#### [Stored rows]
════════════════

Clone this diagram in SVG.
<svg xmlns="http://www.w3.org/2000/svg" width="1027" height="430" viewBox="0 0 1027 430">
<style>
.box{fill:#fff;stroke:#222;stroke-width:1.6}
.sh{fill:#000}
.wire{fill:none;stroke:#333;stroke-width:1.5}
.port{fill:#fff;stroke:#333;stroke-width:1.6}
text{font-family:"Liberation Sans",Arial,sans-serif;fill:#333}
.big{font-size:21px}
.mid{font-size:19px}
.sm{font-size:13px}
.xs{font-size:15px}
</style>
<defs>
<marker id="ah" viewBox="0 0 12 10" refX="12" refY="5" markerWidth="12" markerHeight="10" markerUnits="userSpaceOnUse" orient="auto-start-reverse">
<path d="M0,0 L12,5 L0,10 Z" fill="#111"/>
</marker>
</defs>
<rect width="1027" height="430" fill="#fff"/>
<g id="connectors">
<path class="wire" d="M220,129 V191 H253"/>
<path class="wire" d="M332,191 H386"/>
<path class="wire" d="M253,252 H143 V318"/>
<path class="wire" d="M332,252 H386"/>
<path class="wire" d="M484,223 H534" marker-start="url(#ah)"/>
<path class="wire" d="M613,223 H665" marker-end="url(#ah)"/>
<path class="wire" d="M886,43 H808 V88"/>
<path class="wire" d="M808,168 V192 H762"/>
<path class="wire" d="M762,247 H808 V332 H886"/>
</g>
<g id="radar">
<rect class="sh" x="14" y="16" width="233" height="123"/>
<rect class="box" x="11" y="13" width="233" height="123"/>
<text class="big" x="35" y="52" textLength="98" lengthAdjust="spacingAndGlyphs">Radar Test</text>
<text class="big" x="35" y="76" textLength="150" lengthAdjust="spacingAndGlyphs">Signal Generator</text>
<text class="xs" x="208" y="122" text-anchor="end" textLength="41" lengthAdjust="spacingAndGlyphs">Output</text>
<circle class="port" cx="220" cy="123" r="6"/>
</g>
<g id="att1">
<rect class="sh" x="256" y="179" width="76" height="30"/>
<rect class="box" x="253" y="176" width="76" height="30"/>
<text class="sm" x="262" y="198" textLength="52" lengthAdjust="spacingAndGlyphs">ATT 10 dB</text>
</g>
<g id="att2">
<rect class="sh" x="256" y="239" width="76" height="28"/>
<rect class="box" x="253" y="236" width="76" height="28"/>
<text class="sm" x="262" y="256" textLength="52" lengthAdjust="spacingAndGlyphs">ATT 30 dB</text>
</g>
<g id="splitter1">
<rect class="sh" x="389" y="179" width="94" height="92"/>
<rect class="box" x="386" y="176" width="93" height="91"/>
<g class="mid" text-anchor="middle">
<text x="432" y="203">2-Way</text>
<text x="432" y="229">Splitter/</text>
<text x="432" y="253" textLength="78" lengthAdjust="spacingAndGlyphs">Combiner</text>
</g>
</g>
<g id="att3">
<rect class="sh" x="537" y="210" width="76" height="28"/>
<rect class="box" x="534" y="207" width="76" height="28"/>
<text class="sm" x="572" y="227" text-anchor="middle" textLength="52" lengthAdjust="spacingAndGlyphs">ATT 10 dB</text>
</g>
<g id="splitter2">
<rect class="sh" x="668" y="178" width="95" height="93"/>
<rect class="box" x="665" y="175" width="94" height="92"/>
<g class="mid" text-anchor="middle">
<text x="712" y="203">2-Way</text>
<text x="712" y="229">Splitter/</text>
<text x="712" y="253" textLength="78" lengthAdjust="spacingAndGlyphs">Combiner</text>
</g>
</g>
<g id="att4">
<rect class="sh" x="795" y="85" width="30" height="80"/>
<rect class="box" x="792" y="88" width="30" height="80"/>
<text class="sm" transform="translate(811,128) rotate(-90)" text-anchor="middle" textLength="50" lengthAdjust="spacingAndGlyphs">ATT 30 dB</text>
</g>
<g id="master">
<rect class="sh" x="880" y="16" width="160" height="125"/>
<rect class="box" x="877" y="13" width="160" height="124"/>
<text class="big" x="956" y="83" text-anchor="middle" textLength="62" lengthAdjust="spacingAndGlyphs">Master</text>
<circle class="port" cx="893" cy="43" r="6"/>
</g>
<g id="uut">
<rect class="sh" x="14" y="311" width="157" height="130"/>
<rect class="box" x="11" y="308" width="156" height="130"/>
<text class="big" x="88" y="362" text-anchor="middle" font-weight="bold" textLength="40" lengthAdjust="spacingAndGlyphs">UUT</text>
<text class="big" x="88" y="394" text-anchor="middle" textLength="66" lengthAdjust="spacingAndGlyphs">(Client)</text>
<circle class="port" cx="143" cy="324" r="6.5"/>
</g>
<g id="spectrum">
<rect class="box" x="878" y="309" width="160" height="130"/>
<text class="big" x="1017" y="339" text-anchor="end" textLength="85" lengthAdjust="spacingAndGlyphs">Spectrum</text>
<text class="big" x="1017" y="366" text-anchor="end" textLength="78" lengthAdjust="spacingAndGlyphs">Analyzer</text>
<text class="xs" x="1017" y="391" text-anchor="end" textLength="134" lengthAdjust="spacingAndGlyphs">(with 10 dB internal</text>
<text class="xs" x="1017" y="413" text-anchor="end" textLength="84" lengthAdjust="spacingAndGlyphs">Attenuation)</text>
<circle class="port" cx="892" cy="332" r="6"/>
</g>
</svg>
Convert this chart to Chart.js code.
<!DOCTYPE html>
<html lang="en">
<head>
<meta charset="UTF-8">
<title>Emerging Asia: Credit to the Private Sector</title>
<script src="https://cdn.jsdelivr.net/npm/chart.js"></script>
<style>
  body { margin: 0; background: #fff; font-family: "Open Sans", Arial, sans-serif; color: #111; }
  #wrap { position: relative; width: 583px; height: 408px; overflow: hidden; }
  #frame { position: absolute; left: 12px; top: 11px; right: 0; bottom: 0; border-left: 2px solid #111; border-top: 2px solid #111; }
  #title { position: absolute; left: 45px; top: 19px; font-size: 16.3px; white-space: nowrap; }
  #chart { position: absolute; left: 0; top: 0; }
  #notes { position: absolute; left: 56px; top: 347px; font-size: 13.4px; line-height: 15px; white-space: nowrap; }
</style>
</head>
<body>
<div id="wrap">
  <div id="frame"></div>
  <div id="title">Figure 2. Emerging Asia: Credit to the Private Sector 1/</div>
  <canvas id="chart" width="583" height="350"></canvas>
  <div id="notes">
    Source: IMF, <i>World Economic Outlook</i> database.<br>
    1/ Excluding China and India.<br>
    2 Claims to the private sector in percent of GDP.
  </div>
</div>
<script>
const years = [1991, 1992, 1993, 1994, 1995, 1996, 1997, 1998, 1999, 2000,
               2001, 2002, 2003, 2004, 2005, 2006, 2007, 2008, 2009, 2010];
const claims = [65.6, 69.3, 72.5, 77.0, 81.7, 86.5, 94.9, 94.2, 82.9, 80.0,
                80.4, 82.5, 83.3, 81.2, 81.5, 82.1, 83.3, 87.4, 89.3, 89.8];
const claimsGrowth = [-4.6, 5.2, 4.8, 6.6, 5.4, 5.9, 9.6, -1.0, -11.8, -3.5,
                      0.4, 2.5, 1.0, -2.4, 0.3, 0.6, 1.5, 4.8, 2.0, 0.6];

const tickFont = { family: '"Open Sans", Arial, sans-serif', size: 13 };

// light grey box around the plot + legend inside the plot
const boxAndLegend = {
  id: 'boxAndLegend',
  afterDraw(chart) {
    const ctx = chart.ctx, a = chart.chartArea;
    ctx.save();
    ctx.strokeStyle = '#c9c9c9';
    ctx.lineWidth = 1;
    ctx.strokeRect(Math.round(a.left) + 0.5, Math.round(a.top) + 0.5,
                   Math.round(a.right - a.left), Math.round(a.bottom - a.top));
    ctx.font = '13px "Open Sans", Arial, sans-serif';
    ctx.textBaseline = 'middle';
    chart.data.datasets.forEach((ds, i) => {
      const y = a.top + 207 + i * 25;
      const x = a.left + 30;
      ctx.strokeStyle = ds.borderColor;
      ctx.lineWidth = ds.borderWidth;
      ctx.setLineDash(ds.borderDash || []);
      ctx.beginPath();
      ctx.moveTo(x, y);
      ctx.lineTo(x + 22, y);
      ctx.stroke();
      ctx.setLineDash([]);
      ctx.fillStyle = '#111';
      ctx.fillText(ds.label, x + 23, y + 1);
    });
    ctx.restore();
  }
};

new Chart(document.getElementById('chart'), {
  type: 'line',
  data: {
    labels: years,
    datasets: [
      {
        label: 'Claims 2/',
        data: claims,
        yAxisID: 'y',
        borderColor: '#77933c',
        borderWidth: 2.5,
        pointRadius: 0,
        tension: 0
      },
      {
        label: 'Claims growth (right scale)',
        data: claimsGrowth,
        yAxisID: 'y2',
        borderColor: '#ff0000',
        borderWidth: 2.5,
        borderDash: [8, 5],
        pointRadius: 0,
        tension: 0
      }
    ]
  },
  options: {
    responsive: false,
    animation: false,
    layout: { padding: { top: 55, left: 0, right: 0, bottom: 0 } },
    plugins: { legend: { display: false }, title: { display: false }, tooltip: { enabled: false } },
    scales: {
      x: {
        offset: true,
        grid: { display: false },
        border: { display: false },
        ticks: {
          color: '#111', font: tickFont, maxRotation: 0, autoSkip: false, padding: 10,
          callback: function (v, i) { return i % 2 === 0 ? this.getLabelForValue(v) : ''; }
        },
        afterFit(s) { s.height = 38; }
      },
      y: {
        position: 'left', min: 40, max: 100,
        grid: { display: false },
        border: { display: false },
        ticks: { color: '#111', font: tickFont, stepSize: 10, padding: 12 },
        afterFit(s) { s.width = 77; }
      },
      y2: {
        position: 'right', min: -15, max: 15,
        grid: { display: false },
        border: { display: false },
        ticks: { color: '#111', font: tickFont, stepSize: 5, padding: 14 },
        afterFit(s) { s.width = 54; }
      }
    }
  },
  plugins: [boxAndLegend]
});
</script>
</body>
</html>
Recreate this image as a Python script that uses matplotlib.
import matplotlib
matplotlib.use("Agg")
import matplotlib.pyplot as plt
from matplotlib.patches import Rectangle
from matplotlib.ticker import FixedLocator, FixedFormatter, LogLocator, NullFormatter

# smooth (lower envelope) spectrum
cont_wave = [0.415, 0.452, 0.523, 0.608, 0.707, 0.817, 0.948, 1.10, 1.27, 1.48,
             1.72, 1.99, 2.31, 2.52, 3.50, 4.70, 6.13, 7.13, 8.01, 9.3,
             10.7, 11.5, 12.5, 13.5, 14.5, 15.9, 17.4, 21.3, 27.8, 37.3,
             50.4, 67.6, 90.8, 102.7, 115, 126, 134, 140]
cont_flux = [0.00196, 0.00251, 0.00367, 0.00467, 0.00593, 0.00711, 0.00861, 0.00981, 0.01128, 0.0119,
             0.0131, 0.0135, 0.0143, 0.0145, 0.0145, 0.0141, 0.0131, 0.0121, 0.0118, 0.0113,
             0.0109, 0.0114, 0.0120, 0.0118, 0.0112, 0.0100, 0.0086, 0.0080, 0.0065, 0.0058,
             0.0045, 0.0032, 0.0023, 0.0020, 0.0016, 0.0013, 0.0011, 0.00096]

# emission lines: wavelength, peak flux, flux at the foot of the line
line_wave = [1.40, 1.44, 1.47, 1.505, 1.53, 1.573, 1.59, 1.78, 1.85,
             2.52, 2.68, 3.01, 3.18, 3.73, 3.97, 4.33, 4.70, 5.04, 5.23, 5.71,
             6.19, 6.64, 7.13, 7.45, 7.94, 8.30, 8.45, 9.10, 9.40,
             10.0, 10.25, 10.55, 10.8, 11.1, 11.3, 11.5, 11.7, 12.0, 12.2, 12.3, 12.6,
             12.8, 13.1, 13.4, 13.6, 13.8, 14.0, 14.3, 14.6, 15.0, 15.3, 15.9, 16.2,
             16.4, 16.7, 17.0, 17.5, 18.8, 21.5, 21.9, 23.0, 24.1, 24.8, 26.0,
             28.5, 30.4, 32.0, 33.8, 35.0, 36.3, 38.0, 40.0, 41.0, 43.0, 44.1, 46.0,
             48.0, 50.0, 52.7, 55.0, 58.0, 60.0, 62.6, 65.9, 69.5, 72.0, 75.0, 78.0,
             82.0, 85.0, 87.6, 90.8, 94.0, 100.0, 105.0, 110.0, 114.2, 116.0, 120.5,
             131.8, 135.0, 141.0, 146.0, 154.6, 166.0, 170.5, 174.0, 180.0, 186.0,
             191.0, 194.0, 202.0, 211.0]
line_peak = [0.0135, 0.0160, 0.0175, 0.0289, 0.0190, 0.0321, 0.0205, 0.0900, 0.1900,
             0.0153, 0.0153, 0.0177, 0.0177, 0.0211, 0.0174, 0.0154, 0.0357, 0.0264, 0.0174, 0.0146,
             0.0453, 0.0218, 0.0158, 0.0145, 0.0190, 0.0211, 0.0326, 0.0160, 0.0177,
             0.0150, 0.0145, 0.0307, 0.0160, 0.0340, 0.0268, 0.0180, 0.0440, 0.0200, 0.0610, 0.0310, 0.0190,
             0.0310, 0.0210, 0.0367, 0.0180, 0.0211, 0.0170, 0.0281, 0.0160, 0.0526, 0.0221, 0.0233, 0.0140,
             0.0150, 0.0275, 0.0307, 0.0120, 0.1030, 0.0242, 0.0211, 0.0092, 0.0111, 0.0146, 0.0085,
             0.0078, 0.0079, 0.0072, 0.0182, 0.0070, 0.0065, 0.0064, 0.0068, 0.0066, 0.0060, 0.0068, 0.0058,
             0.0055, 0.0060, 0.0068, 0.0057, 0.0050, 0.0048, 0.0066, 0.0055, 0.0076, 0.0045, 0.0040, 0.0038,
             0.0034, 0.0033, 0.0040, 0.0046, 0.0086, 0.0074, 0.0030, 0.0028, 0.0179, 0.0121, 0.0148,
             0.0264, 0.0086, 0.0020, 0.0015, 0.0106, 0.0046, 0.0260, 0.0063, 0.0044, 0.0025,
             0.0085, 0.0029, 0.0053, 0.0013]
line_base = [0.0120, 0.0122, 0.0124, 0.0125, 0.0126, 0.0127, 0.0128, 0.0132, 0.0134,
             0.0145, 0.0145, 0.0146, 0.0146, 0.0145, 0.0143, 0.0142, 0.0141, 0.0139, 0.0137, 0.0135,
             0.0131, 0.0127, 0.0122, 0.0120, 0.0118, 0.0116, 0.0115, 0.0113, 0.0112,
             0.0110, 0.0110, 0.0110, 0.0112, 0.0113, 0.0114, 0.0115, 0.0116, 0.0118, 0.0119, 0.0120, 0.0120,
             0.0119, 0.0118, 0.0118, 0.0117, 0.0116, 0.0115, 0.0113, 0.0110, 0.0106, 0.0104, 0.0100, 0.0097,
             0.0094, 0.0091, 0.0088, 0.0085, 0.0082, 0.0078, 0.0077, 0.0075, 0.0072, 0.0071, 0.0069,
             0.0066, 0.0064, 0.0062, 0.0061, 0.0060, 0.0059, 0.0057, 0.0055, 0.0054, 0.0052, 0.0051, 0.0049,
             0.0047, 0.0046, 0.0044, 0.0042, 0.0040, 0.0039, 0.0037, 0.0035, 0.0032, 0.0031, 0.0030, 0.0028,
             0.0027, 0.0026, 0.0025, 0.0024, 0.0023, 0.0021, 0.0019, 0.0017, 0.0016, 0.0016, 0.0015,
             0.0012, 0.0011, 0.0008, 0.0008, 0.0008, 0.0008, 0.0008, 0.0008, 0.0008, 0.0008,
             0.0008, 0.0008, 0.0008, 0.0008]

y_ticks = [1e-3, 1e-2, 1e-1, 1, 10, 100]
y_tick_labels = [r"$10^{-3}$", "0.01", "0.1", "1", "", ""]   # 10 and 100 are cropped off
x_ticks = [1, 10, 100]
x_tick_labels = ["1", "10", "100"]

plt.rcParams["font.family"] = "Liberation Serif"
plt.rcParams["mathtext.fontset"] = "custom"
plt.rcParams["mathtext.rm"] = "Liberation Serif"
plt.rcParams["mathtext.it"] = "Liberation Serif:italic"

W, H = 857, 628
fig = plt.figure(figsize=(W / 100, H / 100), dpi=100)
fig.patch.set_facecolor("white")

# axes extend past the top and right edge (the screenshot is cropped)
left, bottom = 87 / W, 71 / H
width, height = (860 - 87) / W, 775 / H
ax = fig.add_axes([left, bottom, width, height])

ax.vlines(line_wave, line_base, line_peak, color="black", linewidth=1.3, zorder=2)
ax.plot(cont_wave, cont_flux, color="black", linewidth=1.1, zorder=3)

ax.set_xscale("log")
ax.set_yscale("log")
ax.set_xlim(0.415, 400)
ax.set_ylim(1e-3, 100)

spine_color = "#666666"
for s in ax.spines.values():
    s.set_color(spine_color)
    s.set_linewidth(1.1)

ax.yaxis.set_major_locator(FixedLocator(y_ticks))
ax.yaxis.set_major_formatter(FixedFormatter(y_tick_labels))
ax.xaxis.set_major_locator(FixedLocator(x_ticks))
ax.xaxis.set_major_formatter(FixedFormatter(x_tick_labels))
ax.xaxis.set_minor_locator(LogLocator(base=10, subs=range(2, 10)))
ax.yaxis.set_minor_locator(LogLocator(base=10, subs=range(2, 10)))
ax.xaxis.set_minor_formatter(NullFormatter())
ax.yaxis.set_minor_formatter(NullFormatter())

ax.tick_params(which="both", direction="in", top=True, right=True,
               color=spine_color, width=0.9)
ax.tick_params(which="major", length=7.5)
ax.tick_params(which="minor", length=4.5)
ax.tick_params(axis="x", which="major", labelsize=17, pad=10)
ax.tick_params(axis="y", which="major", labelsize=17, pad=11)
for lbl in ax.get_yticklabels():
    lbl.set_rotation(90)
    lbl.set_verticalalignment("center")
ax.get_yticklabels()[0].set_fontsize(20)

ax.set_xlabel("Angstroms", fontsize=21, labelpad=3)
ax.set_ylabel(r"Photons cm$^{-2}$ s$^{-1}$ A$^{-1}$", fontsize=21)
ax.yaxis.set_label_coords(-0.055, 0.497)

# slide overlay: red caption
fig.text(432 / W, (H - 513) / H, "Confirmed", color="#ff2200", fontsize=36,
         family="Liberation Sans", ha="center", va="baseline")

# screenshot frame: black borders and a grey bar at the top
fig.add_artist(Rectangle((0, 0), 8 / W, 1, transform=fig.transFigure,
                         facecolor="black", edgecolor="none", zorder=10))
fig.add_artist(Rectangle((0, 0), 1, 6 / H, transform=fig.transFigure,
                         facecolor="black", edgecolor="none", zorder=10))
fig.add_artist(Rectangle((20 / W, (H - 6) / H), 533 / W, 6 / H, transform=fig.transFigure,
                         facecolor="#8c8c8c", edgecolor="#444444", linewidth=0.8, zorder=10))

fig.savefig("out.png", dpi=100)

════════════════

#### [Task objective]
Transcribe, exactly and without additions, the lines of the records above, beginning with the line that contains "Recreate this image" and ending with the line that contains "from matplotlib.ticker import", both included.

#### [The result]
Recreate this image as a Python script that uses matplotlib.
import matplotlib
matplotlib.use("Agg")
import matplotlib.pyplot as plt
from matplotlib.patches import Rectangle
from matplotlib.ticker import FixedLocator, FixedFormatter, LogLocator, NullFormatter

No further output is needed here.